Four photo collage showing steps to make bubble tea.

For full ingredients and instructions, scroll down to see the recipe.

  1. Steep tea in hot water.
  2. Dissolve brown sugar in hot water to make brown sugar syrup.
  3. Make tapioca balls.
    Follow directions on package but generally, all that’s involved is cooking tapioca balls in hot water for a few minutes.
  4. Make cream froth topping.
    handheld milk frother is my trick to making whipped cream toppings for drinks in seconds.
Four photo collage showing bubble tea being assembled in a glass.
  1. Assemble drink.
    Spoon warm tapioca balls in brown sugar syrup into a cup, add ice, then pour black tea.
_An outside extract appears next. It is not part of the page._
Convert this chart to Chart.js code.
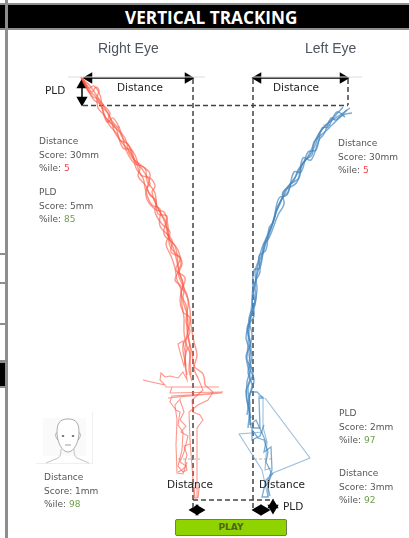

Pour on cream topping. Use an extra wide straw to drink. Stir before drinking so you’re tasting all the components together.


  • Do not make tapioca balls more than 1-2 hours ahead of time. After 4 hours, they’ll start to harden. The drink is the best when assembled and served right before drinking.
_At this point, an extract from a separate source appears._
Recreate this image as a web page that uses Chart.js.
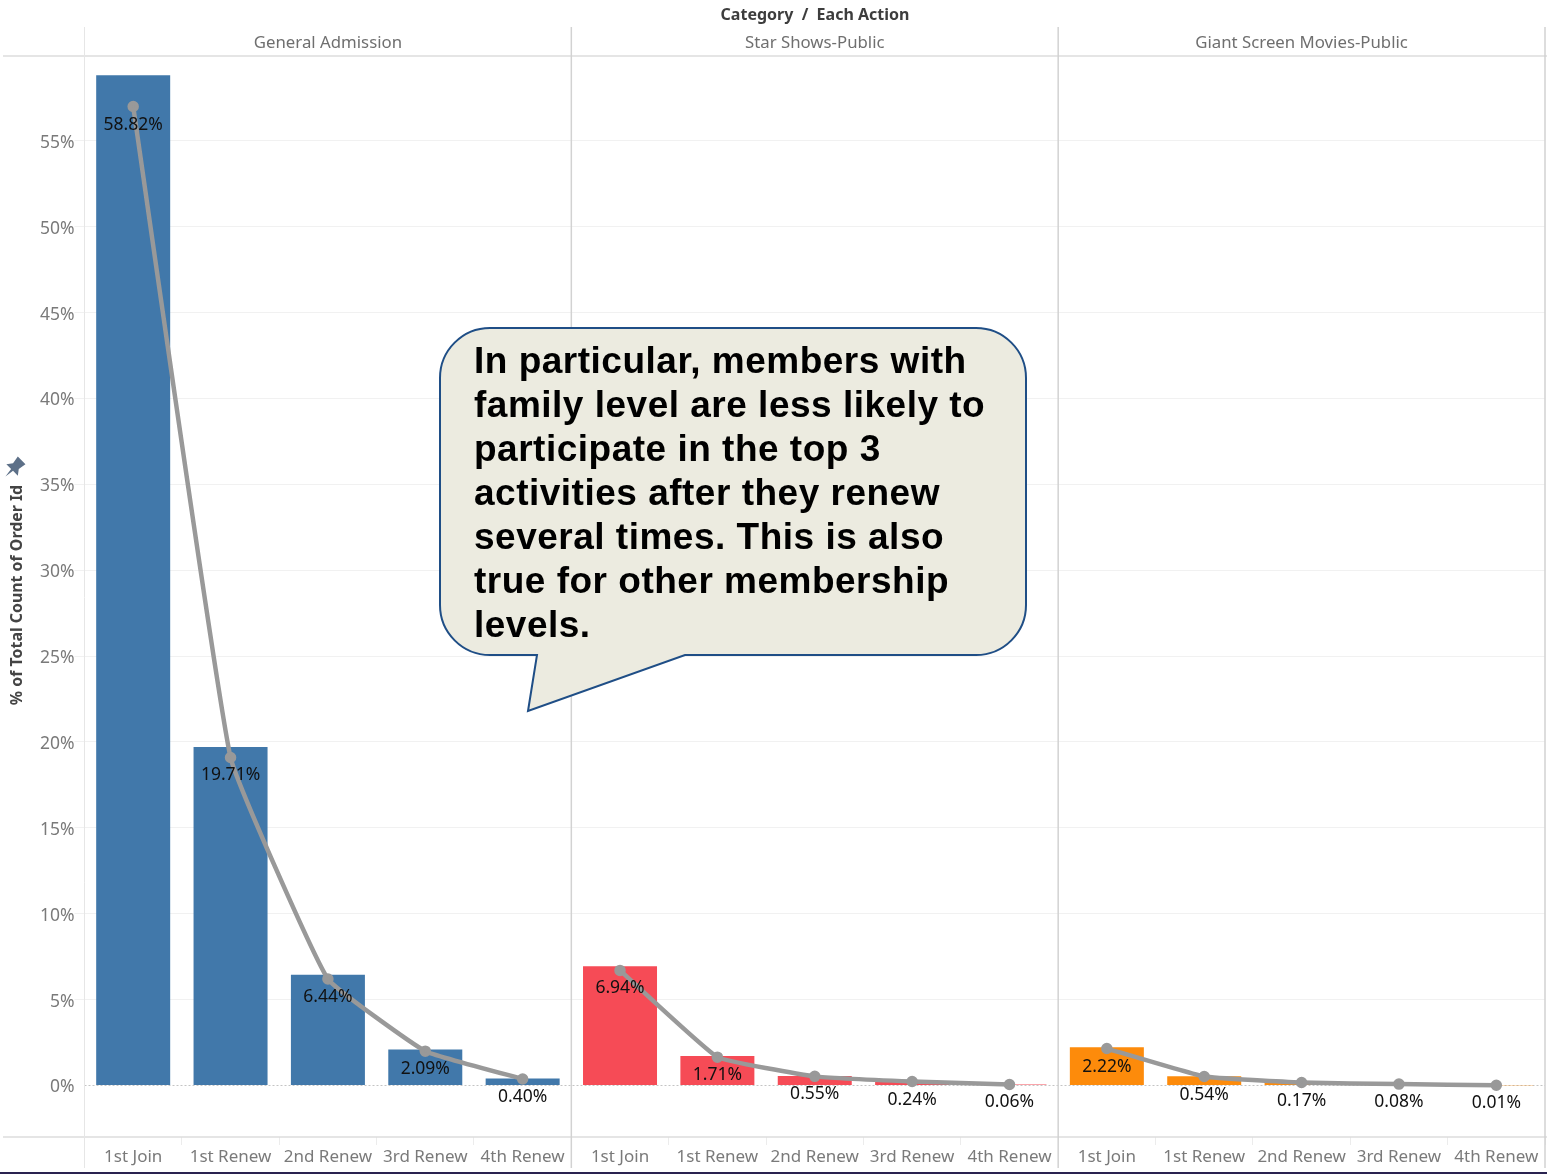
<!DOCTYPE html>
<html>
<head>
<meta charset="utf-8">
<title>Each Action by Category</title>
<script src="https://cdn.jsdelivr.net/npm/chart.js@4"></script>
<style>
  html, body { margin: 0; padding: 0; background: #fff; overflow: hidden; }
  #wrap { position: relative; width: 1547px; height: 1174px; }
</style>
</head>
<body>
<div id="wrap"><canvas id="chart" width="1547" height="1174"></canvas></div>
<script>
const actions = ["1st Join", "1st Renew", "2nd Renew", "3rd Renew", "4th Renew"];
const categories = ["General Admission", "Star Shows-Public", "Giant Screen Movies-Public"];
const yTicks = [0, 5, 10, 15, 20, 25, 30, 35, 40, 45, 50, 55];

// bar heights, as printed on the labels
const generalAdmission = [58.82, 19.71, 6.44, 2.09, 0.40];
const starShows = [6.94, 1.71, 0.55, 0.24, 0.06];
const giantScreen = [2.22, 0.54, 0.17, 0.08, 0.01];

// grey trend line laid over the bars
const generalTrend = [57.0, 19.1, 6.2, 2.0, 0.38];
const starTrend = [6.7, 1.65, 0.53, 0.23, 0.06];
const giantTrend = [2.15, 0.52, 0.17, 0.08, 0.01];

const panelColors = ["#4178aa", "#f64b56", "#fd8b0b"];
const calloutLines = [
  "In particular, members with",
  "family level are less likely to",
  "participate in the top 3",
  "activities after they renew",
  "several times. This is also",
  "true for other membership",
  "levels."
];

const FONT = '"Noto Sans", sans-serif';
const labels = categories.flatMap(() => actions);
const barValues = [...generalAdmission, ...starShows, ...giantScreen];
const trendValues = [...generalTrend, ...starTrend, ...giantTrend];

// one line per panel so the trend breaks between panels
function panelLine(values, panel) {
  const out = new Array(15).fill(null);
  values.forEach((v, i) => { out[panel * 5 + i] = v; });
  return out;
}

function lineDataset(values, panel) {
  return {
    type: "line",
    data: panelLine(values, panel),
    order: 1,
    borderColor: "#999999",
    backgroundColor: "#999999",
    borderWidth: 4.5,
    pointRadius: 3.5,
    pointHoverRadius: 3.5,
    tension: 0.1,
    spanGaps: false
  };
}

function bandEdge(x, i) {
  const band = x.width / labels.length;
  return x.left + band * i;
}

/* ---- Panel furniture, drawn under the bars ---- */
const panelFrame = {
  id: "panelFrame",
  beforeDatasetsDraw(chart) {
    const { ctx, scales: { x, y } } = chart;
    ctx.save();

    // dotted zero line
    ctx.strokeStyle = "#c4c4c4";
    ctx.lineWidth = 1;
    ctx.setLineDash([2, 2]);
    ctx.beginPath();
    ctx.moveTo(x.left, Math.round(y.getPixelForValue(0)) + 0.5);
    ctx.lineTo(x.right, Math.round(y.getPixelForValue(0)) + 0.5);
    ctx.stroke();
    ctx.setLineDash([]);

    // header and footer rules
    ctx.strokeStyle = "#dcdcdc";
    ctx.lineWidth = 1.5;
    [y.top + 1, y.bottom].forEach((py) => {
      ctx.beginPath();
      ctx.moveTo(3, py);
      ctx.lineTo(1547, py);
      ctx.stroke();
    });

    // panel separators run past the plot into header and footer
    for (let p = 0; p <= categories.length; p++) {
      const px = bandEdge(x, p * 5);
      ctx.strokeStyle = p === 0 ? "#e6e6e6" : "#d2d2d2";
      ctx.lineWidth = p === 0 ? 1 : 1.5;
      ctx.beginPath();
      ctx.moveTo(px, 27);
      ctx.lineTo(px, 1168);
      ctx.stroke();
    }

    // panel headers
    ctx.fillStyle = "#6f6f6f";
    ctx.font = "16.8px " + FONT;
    ctx.textAlign = "center";
    ctx.textBaseline = "middle";
    categories.forEach((name, p) => {
      ctx.fillText(name, (bandEdge(x, p * 5) + bandEdge(x, p * 5 + 5)) / 2, 43);
    });

    // field title
    ctx.fillStyle = "#3d3d3d";
    ctx.font = "bold 16px " + FONT;
    ctx.fillText("Category  /  Each Action", 815, 15);

    // axis title and pin
    ctx.save();
    ctx.translate(17, 595);
    ctx.rotate(-Math.PI / 2);
    ctx.fillStyle = "#444444";
    ctx.font = "bold 15.9px " + FONT;
    ctx.fillText("% of Total Count of Order Id", 0, 0);
    ctx.restore();
    drawPin(ctx, 14, 468);

    // window edge
    ctx.fillStyle = "#2a2350";
    ctx.fillRect(0, 1172, 1547, 2);
    ctx.restore();
  }
};

function drawPin(ctx, cx, cy) {
  ctx.save();
  ctx.translate(cx, cy);
  ctx.rotate(Math.PI / 4);
  ctx.scale(1.35, 1.35);
  ctx.fillStyle = "#5d7088";
  ctx.beginPath();
  ctx.moveTo(-4, -8);
  ctx.lineTo(4, -8);
  ctx.lineTo(3, -2);
  ctx.lineTo(6, 2);
  ctx.lineTo(1, 2);
  ctx.lineTo(0, 9);
  ctx.lineTo(-1, 2);
  ctx.lineTo(-6, 2);
  ctx.lineTo(-3, -2);
  ctx.closePath();
  ctx.fill();
  ctx.restore();
}

/* ---- Value labels, above the trend line ---- */
const valueLabels = {
  id: "valueLabels",
  afterDatasetsDraw(chart) {
    const { ctx, scales: { x, y } } = chart;
    ctx.save();
    ctx.fillStyle = "#111111";
    ctx.font = "17.5px " + FONT;
    ctx.textAlign = "center";
    ctx.textBaseline = "middle";
    barValues.forEach((v, i) => {
      ctx.fillText(v.toFixed(2) + "%", x.getPixelForValue(i), y.getPixelForValue(trendValues[i]) + 18);
    });
    ctx.restore();
  }
};

/* ---- Speech bubble on top of everything ---- */
const callout = {
  id: "callout",
  afterDraw(chart) {
    const ctx = chart.ctx;
    const l = 440, t = 328, r = 1026, b = 655, rad = 50;
    ctx.save();
    ctx.beginPath();
    ctx.moveTo(l + rad, t);
    ctx.lineTo(r - rad, t);
    ctx.arcTo(r, t, r, t + rad, rad);
    ctx.lineTo(r, b - rad);
    ctx.arcTo(r, b, r - rad, b, rad);
    ctx.lineTo(685, b);
    ctx.lineTo(528, 711);
    ctx.lineTo(537, b);
    ctx.lineTo(l + rad, b);
    ctx.arcTo(l, b, l, b - rad, rad);
    ctx.lineTo(l, t + rad);
    ctx.arcTo(l, t, l + rad, t, rad);
    ctx.closePath();
    ctx.fillStyle = "#ecebe0";
    ctx.fill();
    ctx.strokeStyle = "#1f4e86";
    ctx.lineWidth = 2;
    ctx.stroke();

    ctx.fillStyle = "#000000";
    ctx.font = 'bold 37px "Liberation Sans", sans-serif';
    ctx.letterSpacing = "0.5px";
    ctx.textAlign = "left";
    ctx.textBaseline = "middle";
    calloutLines.forEach((line, i) => {
      ctx.fillText(line, 474, 363 + i * 44);
    });
    ctx.restore();
  }
};

new Chart(document.getElementById("chart"), {
  data: {
    labels,
    datasets: [
      {
        type: "bar",
        data: barValues,
        order: 2,
        backgroundColor: (c) => panelColors[Math.floor(c.dataIndex / 5)],
        barPercentage: 0.76,
        categoryPercentage: 1
      },
      lineDataset(generalTrend, 0),
      lineDataset(starTrend, 1),
      lineDataset(giantTrend, 2)
    ]
  },
  options: {
    responsive: false,
    animation: false,
    layout: { autoPadding: false, padding: { top: 55, right: 2, bottom: 0, left: 0 } },
    plugins: { legend: { display: false }, tooltip: { enabled: false }, title: { display: false } },
    scales: {
      x: {
        offset: true,
        afterFit: (s) => { s.height = 37; s.paddingLeft = 0; s.paddingRight = 0; },
        border: { display: false },
        grid: {
          offset: true,
          drawOnChartArea: false,
          tickLength: 8,
          tickColor: (c) => (c.index % 5 === 0 ? "transparent" : "#ececec")
        },
        ticks: {
          color: "#7a7a7a",
          padding: 2,
          autoSkip: false,
          maxRotation: 0,
          font: { family: FONT, size: 17 }
        }
      },
      y: {
        min: -3,
        max: 60,
        afterFit: (s) => { s.width = 84.5; s.paddingTop = 0; s.paddingBottom = 0; },
        afterBuildTicks: (s) => { s.ticks = yTicks.map((value) => ({ value })); },
        border: { display: false },
        grid: {
          color: (c) => (c.tick && c.tick.value === 0 ? "transparent" : "#f1f1f1"),
          tickLength: 10,
          tickColor: (c) => (c.tick && c.tick.value === 0 ? "transparent" : "#f1f1f1")
        },
        ticks: {
          color: "#7a7a7a",
          padding: 0,
          labelOffset: 2,
          font: { family: FONT, size: 17.5 },
          callback: (v) => v + "%"
        }
      }
    }
  },
  plugins: [panelFrame, valueLabels, callout]
});
</script>
</body>
</html>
  • Bubble tea can be made with all kinds of tea. All you need to do is add tapioca balls to a drink and it instantly becomes boba tea! Try making it with jasmine green tea, Thai tea, or matcha.
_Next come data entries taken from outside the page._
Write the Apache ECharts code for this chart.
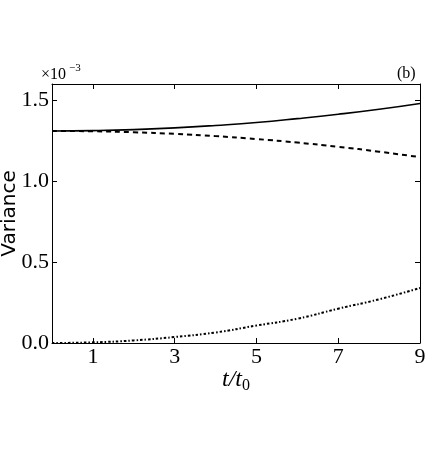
<!DOCTYPE html>
<html>
<head>
<meta charset="utf-8">
<script src="https://cdn.jsdelivr.net/npm/echarts@6/dist/echarts.min.js"></script>
<style>
  html, body { margin: 0; padding: 0; background: #fff; }
  #chart { width: 436px; height: 456px; }
</style>
</head>
<body>
<div id="chart"></div>
<script>
// time in units of t0, variance in units of 1e-3
const times = [0, 1, 2, 3, 4, 5, 6, 7, 8, 9]
const solidVals = [1.310, 1.312, 1.318, 1.329, 1.344, 1.362, 1.386, 1.413, 1.444, 1.480]
const dashedVals = [1.310, 1.308, 1.302, 1.292, 1.278, 1.260, 1.238, 1.212, 1.182, 1.148]
const dotVals = [0.000, 0.004, 0.016, 0.037, 0.065, 0.108, 0.150, 0.212, 0.270, 0.340]
const xTicks = [1, 3, 5, 7, 9]
const yTicks = [0, 0.5, 1.0, 1.5]

const pairs = vals => times.map((t, i) => [t, vals[i]])
const serif = 'Liberation Serif'

const chart = echarts.init(document.getElementById('chart'))
const tickStyle = { inside: true, length: 5, lineStyle: { color: '#000', width: 1 } }
const frameLine = { show: true, onZero: false, lineStyle: { color: '#000', width: 1 } }

const option = {
  animation: false,
  grid: { left: 52, right: 16, top: 84, bottom: 113, outerBoundsMode: 'none', containLabel: false },
  xAxis: [
    {
      type: 'value', min: 0, max: 9,
      name: '{i|t/t}{s|0}', nameLocation: 'middle', nameGap: 23, nameMoveOverlap: false,
      nameTextStyle: {
        rich: {
          i: { fontFamily: serif, fontStyle: 'italic', fontSize: 24, color: '#000' },
          s: { fontFamily: serif, fontSize: 16, color: '#000', padding: [12, 0, 0, 0] }
        }
      },
      axisLine: frameLine,
      axisTick: Object.assign({ customValues: xTicks }, tickStyle),
      axisLabel: { customValues: xTicks, fontFamily: serif, fontSize: 22, color: '#000', margin: 3 },
      splitLine: { show: false }
    },
    {
      type: 'value', min: 0, max: 9, position: 'top',
      axisLine: frameLine,
      axisTick: Object.assign({ customValues: xTicks }, tickStyle),
      axisLabel: { show: false },
      splitLine: { show: false }
    }
  ],
  yAxis: [
    {
      type: 'value', min: 0, max: 1.6,
      name: 'Variance', nameLocation: 'middle', nameGap: 32, nameMoveOverlap: false,
      nameTextStyle: { fontFamily: 'DejaVu Sans', fontSize: 20, color: '#000' },
      axisLine: frameLine,
      axisTick: Object.assign({ customValues: yTicks }, tickStyle),
      axisLabel: {
        customValues: yTicks, fontFamily: serif, fontSize: 22, color: '#000', margin: 3,
        formatter: v => v.toFixed(1)
      },
      splitLine: { show: false }
    },
    {
      type: 'value', min: 0, max: 1.6, position: 'right',
      axisLine: frameLine,
      axisTick: Object.assign({ customValues: yTicks }, tickStyle),
      axisLabel: { show: false },
      splitLine: { show: false }
    }
  ],
  graphic: [
    { type: 'text', left: 41, top: 67, style: { text: '×10', font: '16px "Liberation Serif"', fill: '#000' } },
    { type: 'text', left: 69, top: 63, style: { text: '−3', font: '11px "Liberation Serif"', fill: '#000' } },
    { type: 'text', left: 397, top: 66, style: { text: '(b)', font: '16px "Liberation Serif"', fill: '#000' } }
  ],
  series: [
    {
      type: 'line', data: pairs(solidVals), smooth: true, showSymbol: false,
      lineStyle: { color: '#000', width: 1.6, type: 'solid' }
    },
    {
      type: 'line', data: pairs(dashedVals), smooth: true, showSymbol: false,
      lineStyle: { color: '#000', width: 2, type: [5, 4] }
    },
    {
      type: 'line', data: pairs(dotVals), smooth: true, showSymbol: false,
      lineStyle: { color: '#000', width: 2, type: [2.5, 2, 1.5, 2] }
    }
  ]
}
chart.setOption(option)
</script>
</body>
</html>
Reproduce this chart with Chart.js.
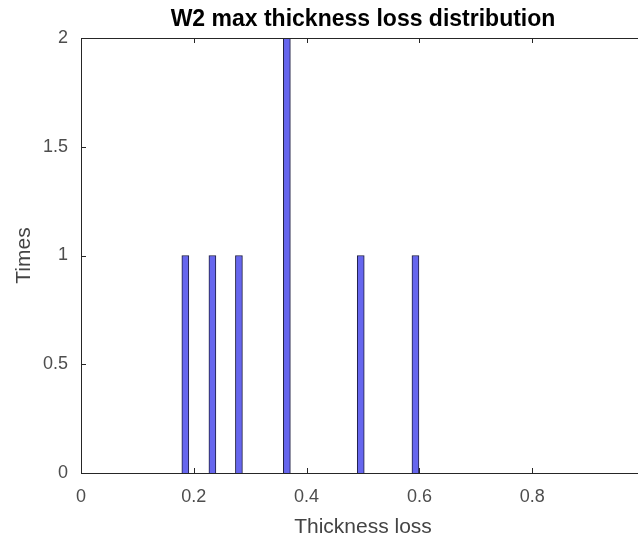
<!DOCTYPE html>
<html>
<head>
<meta charset="utf-8">
<script src="https://cdn.jsdelivr.net/npm/chart.js@4/dist/chart.umd.min.js"></script>
<style>
  html, body { margin: 0; padding: 0; background: #fff; overflow: hidden; }
  #wrap { width: 638px; height: 540px; overflow: hidden; }
</style>
</head>
<body>
<div id="wrap"><canvas id="myChart" width="660" height="540"></canvas></div>
<script>
// histogram bins (bin centre in thickness loss, count)
const binCenters = [0.185, 0.233, 0.280, 0.365, 0.496, 0.593];
const binCounts = [1, 1, 1, 2, 1, 1];
const xTicks = [0, 0.2, 0.4, 0.6, 0.8, 1];
const yTicks = [0, 0.5, 1, 1.5, 2];

const family = "'Liberation Sans', Arial, sans-serif";
const tickFont = { family: family, size: 18 };

// matlab style box + inward ticks
const boxPlugin = {
  id: "box",
  afterDraw(chart) {
    const { ctx, chartArea: a, scales } = chart;
    ctx.save();
    ctx.strokeStyle = "#262626";
    ctx.lineWidth = 1;
    ctx.strokeRect(a.left + 0.5, a.top + 0.5, a.right - a.left, a.bottom - a.top);
    const len = 5;
    ctx.beginPath();
    for (const t of xTicks) {
      const px = Math.round(scales.x.getPixelForValue(t)) + 0.5;
      ctx.moveTo(px, a.bottom);
      ctx.lineTo(px, a.bottom - len);
      ctx.moveTo(px, a.top);
      ctx.lineTo(px, a.top + len);
    }
    for (const t of yTicks) {
      const py = Math.round(scales.y.getPixelForValue(t)) + 0.5;
      ctx.moveTo(a.left, py);
      ctx.lineTo(a.left + len, py);
      ctx.moveTo(a.right, py);
      ctx.lineTo(a.right - len, py);
    }
    ctx.stroke();
    ctx.restore();
  },
};

const ctx = document.getElementById("myChart").getContext("2d");
const chart = new Chart(ctx, {
  type: "bar",
  data: {
    datasets: [
      {
        data: binCenters.map((c, i) => ({ x: c, y: binCounts[i] })),
        backgroundColor: "#6666ee",
        borderColor: "#1c1c40",
        borderWidth: 1,
        barThickness: 7,
      },
    ],
  },
  options: {
    responsive: false,
    animation: false,
    layout: { padding: { left: 0, right: 15, top: 0, bottom: 0 } },
    plugins: {
      legend: { display: false },
      tooltip: { enabled: false },
      title: {
        display: true,
        text: "W2 max thickness loss distribution",
        fullSize: false,
        color: "#000",
        font: { family: family, size: 23, weight: "bold" },
        padding: { top: 6, bottom: 4.4 },
      },
    },
    scales: {
      x: {
        type: "linear",
        offset: false,
        min: 0,
        max: 1,
        afterBuildTicks: (s) => { s.ticks = xTicks.map((v) => ({ value: v })); },
        afterFit: (s) => { s.height = 67; s.paddingLeft = 0; s.paddingRight = 0; },
        grid: { display: false, drawTicks: false, offset: false },
        border: { display: false },
        ticks: { color: "#4d4d4d", font: tickFont, padding: 13, maxRotation: 0, callback: (v) => String(v) },
        title: {
          display: true,
          text: "Thickness loss",
          color: "#444",
          font: { family: family, size: 21 },
          padding: { top: 0, bottom: 0 },
        },
      },
      y: {
        min: 0,
        max: 2,
        afterBuildTicks: (s) => { s.ticks = yTicks.map((v) => ({ value: v })); },
        afterFit: (s) => { s.width = 81; },
        grid: { display: false, drawTicks: false },
        border: { display: false },
        ticks: { color: "#4d4d4d", font: tickFont, padding: 13, callback: (v) => String(v) },
        title: {
          display: true,
          text: "Times",
          color: "#444",
          font: { family: family, size: 21 },
          padding: { top: 12, bottom: 0 },
        },
      },
    },
  },
  plugins: [boxPlugin],
});
</script>
</body>
</html>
  • If you prefer weaker tea, use 2 teaspoons of tea per serving.
  • Each serving of this recipe is 17 oz., which is a little bigger than a Starbucks grande (16 oz).
  • If you don’t want the trouble of making the cream froth, just add 4 tablespoons of half & half to each serving instead. 
  • The tea, brown sugar simple syrup, and cream froth can all be made ahead of time and stored in the refrigerator. The tea keeps for 4 days at the most, the syrup for up to 2 weeks, and cream froth for up to 3 days. Just the tapioca balls can’t be made ahead.